One can presume, then, that opening up the bidding so publicly is at least partially aimed at getting Ellison to kick in more money than he’s been willing to discuss so far.
As one top Western Conference executive told ESPN.com on Monday: “This means that the Warriors are serious about selling. But it also means they want top dollar.”
A few more things we know at this early juncture:
• One source close to the situation told ESPN.com that there have been “no discussions” between Ellison and NBA legend Jerry West about West running the Warriors’ franchise if Ellison indeed buys the team.

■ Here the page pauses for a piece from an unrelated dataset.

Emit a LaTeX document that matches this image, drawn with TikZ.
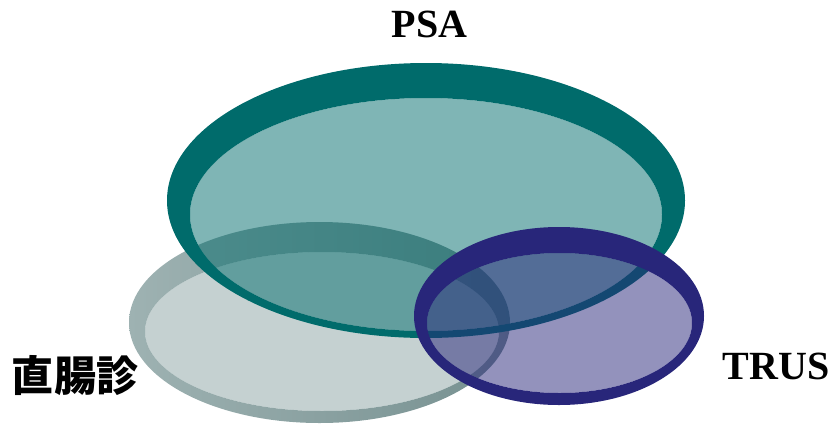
\documentclass[tikz,border=0pt]{standalone}
\usepackage{fontspec}
\setmainfont{Liberation Serif}
\newfontfamily\cjk{Noto Sans CJK JP}
\usetikzlibrary{positioning}

\definecolor{psarim}{RGB}{0,107,107}
\definecolor{dregrim}{RGB}{140,164,164}
\definecolor{dreleft}{RGB}{158,178,178}
\definecolor{dreright}{RGB}{118,144,144}
\definecolor{trusrim}{RGB}{40,38,122}

\begin{document}
\begin{tikzpicture}[
        x=1pt, y=-1pt,
        rim/.style={fill=#1, even odd rule}, % dark edge of each disc
        lens/.style={fill=#1, fill opacity=0.5}, % see-through face
        lbl/.style={font=\fontsize{40}{40}\selectfont\bfseries, inner sep=0pt}
    ]
        \useasboundingbox (0,0) rectangle (837,426);
        % digital rectal exam (bottom layer)
        \shade[even odd rule, left color=dreleft, right color=dreright]
              (319.5,322.5) ellipse [x radius=190.5, y radius=100.5]
              (322,331.5) ellipse [x radius=177, y radius=79.5];
        \fill[lens=dregrim] (322,331.5) ellipse [x radius=177, y radius=79.5];
        % PSA
        \fill[rim=psarim] (426,200.5) ellipse [x radius=259, y radius=137.5]
                          (426,214.5) ellipse [x radius=236, y radius=116.5];
        \fill[lens=psarim] (426,214.5) ellipse [x radius=236, y radius=116.5];
        % TRUS (top layer)
        \fill[rim=trusrim] (559,316) ellipse [x radius=145, y radius=89]
                           (559.5,323) ellipse [x radius=132.5, y radius=70];
        \fill[lens=trusrim] (559.5,323) ellipse [x radius=132.5, y radius=70];
        % labels
        \node[lbl, anchor=base] (psa) at (429.5,37) {PSA};
        \node[lbl, anchor=base] (trus) at (776,379) {TRUS};
        \node[lbl, font=\cjk\fontsize{42}{42}\selectfont\bfseries] (dre) at (75,376) {直腸診};
\end{tikzpicture}
\end{document}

I took a brief detour to Ellison’s tennis tournament last week -- one of my favorite sporting events on Earth -- and was advised by two people who would know that Ellison indeed plans to come hard after West if he winds up owning the Dubs.
• Would West, at 71, accept an offer to return to the NBA after some three years in retirement since leaving the Memphis Grizzlies in 2007?
In an appearance on an ESPN trade-deadline special broadcast Feb. 18, when urged by host Mark Jones to find his way back to a front office somewhere, West said with a laugh: “I’m too old to come back to anything.”
But one plugged-in source insists that it would take an offer including an ownership stake, along with full control of basketball operations, to convince West to seriously consider such overtures at a time he is mostly wrapped up in son Jonnie’s West Virginia team in the NCAA Tournament and has understandable reservations about coming back to the fray at his age.
• Don Nelson needs five more wins to break Lenny Wilkens’ record for the most all-time coaching victories: 1,332.
The safe assumption is that Nelson, even though he’s owed $6 million next season, better manufacture those five victories in Golden State’s final 13 games because he’s sure to be blown out by the Warriors’ next owner.
One disclaimer to file away, though: West and Nelson are longtime pals. West even hired two Nelson disciples -- Mike Dunleavy and Del Harris -- to coach the Lakers in the 1990s. By no means are we suggesting that Nelson can count on blanket safety if West wound up running the Dubs, but firing Nellie wouldn’t be terribly comfortable for The Logo, either.